• DIRECTIONS: Write the lines out exactly as they stand, from the one containing "Emit a Python" through the one containing "from matplotlib.lines import Line2D", and only those. Omit pictures.
[Begin GIVEN DATA]
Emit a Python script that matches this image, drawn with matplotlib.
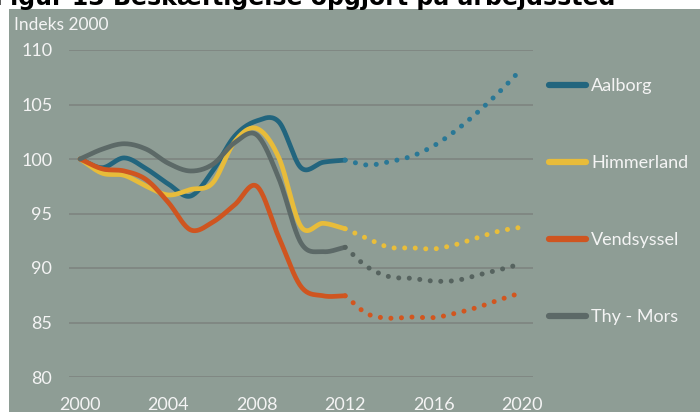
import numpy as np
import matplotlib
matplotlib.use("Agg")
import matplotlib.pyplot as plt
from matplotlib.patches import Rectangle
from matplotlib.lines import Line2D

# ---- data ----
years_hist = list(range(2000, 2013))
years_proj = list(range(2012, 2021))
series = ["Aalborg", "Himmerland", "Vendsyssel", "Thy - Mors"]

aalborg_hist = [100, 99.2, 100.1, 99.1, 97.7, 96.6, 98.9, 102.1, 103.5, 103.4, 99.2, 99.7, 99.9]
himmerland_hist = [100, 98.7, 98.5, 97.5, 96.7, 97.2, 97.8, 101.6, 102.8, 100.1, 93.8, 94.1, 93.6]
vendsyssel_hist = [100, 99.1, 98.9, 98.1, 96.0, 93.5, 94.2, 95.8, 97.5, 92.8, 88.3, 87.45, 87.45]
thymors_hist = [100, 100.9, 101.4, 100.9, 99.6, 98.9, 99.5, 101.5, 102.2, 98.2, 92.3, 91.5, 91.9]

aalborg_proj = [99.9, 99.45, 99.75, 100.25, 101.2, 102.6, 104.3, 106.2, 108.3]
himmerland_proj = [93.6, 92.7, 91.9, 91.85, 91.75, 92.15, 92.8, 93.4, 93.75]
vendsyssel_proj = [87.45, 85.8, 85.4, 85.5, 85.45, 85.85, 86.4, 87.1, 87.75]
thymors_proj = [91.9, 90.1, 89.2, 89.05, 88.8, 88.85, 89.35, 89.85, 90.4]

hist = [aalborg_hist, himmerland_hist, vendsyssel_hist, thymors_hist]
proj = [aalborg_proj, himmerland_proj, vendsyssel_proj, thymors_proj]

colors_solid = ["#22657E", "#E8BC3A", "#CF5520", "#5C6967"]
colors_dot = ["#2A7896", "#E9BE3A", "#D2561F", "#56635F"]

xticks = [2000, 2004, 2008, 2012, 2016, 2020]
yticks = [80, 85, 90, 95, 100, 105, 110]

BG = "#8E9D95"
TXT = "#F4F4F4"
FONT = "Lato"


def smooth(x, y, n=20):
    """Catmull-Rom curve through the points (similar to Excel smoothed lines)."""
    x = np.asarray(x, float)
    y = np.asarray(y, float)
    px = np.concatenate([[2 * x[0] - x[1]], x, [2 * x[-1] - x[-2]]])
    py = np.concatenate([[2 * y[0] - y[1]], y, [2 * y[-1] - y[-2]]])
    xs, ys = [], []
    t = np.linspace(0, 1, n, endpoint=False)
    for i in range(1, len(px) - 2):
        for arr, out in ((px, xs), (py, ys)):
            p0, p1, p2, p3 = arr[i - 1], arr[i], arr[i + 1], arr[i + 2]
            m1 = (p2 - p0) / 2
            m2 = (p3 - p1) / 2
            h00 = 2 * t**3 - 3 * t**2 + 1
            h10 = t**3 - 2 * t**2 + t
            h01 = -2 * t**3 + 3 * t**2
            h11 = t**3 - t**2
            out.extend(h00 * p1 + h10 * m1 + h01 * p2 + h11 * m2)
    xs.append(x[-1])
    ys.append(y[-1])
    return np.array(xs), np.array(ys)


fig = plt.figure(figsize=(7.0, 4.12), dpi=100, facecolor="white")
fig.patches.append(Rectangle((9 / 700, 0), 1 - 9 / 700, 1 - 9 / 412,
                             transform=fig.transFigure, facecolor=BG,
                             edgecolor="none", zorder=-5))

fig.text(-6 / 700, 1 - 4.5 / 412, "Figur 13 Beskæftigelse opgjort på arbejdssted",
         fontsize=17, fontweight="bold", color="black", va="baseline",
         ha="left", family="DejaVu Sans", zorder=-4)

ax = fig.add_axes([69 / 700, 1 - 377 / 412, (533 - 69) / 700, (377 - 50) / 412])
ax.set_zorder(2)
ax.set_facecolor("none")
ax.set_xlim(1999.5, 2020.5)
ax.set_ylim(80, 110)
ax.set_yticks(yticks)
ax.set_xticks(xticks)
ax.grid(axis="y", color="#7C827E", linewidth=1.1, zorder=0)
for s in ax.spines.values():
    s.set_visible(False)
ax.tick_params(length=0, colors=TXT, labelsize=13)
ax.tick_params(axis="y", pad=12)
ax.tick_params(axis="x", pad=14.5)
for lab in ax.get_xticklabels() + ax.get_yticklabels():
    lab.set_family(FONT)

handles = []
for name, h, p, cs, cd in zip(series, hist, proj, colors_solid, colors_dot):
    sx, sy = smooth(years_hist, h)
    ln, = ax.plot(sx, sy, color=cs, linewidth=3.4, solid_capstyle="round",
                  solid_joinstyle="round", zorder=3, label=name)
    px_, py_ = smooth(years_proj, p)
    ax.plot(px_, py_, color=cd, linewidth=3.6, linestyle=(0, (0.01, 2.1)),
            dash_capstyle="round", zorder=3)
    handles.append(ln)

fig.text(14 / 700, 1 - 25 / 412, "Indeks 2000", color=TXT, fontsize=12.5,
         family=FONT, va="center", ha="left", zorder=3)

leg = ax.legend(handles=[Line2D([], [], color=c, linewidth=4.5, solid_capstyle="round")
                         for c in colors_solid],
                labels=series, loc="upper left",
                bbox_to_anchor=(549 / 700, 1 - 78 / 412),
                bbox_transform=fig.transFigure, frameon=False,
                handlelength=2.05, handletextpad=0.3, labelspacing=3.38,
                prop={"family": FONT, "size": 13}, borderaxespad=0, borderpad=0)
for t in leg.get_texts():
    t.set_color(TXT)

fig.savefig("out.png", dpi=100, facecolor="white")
[End GIVEN DATA]
[Begin GIVEN DATA]
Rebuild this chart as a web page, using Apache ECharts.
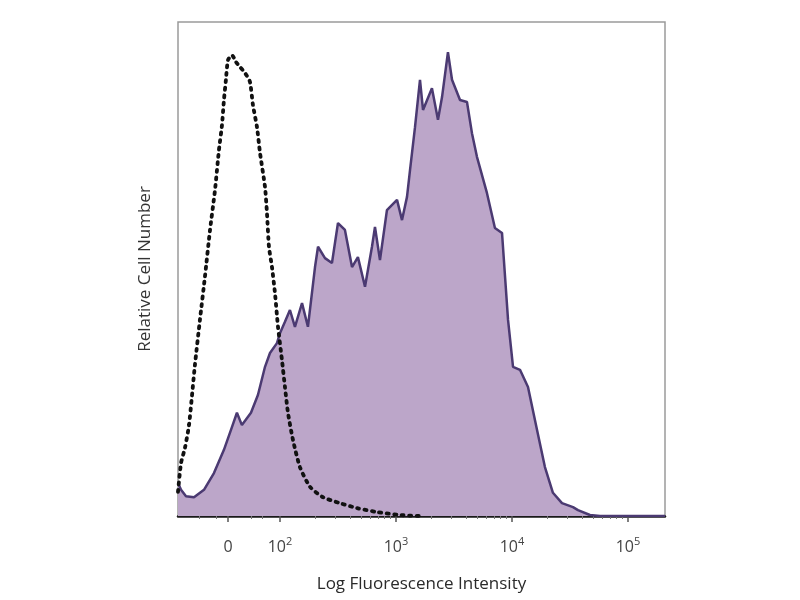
[End GIVEN DATA]
• ANSWER TO THE EXERCISE:
Emit a Python script that matches this image, drawn with matplotlib.
import numpy as np
import matplotlib
matplotlib.use("Agg")
import matplotlib.pyplot as plt
from matplotlib.patches import Rectangle
from matplotlib.lines import Line2D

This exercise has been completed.